Overview and Architecture#

The Audio Analyzer microservice provides capability to transcribe audio from input video file.

Architecture Overview#

High-Level Architecture Diagram#

Architecture Diagram
Figure 1: High-level system view demonstrating the microservice.

Inputs#

Video file: Provides reference to the video file to be used as input. The file can be ingested from file system or from MinIO store.
API Requests: REST API calls for operations such as Whisper model selection, Health, and generating transcription.

Processing Pipeline#

Transcription: The transcription process involves demuxing to get the audio channel in the input video file and providing the same to the Whisper model for transcription. The transcription process follows the well documented Whisper model internals.

Outputs#

API Responses: Provides feedback on operations, including success or error messages, and returns output for the requested API call.

API Endpoints#

Health Check#

GET /api/v1/health

Returns the status of the API service.

Speech Transcription#

POST /api/v1/transcriptions

Transcribes speech from a video file using either direct upload or a MinIO source.
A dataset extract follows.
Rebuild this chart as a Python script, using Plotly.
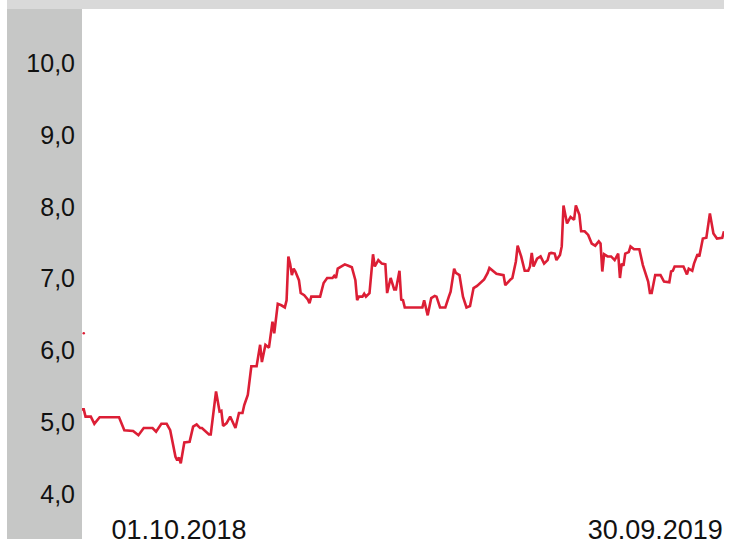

Request Parameters (Two ways to provide video source):

Option 1: Direct File Upload

file: The video file to transcribe

Option 2: MinIO Source

minio_bucket: Name of the MinIO bucket where the video is stored
video_id: ID/prefix of the video in the bucket (optional)
video_name: Name of the video file in the bucket

Common Parameters:

include_timestamps (optional): Whether to include timestamps in the output (default: true)
device (optional): Compute device to use - ‘cpu’, ‘gpu’, or ‘auto’ (default: from settings)
model_name (optional): Name of the whisper model to use (default: from settings)
language (optional): Language code for transcription

Example Response:

{
  "status": "completed",
  "message": "Transcription completed successfully",
  "job_id": "1234-5678-90ab-cdef",
  "transcript_path": "minio://video_19/audio_description/1234-5678.srt",
  "video_name": "example.mp4",
  "video_duration": 120.5
}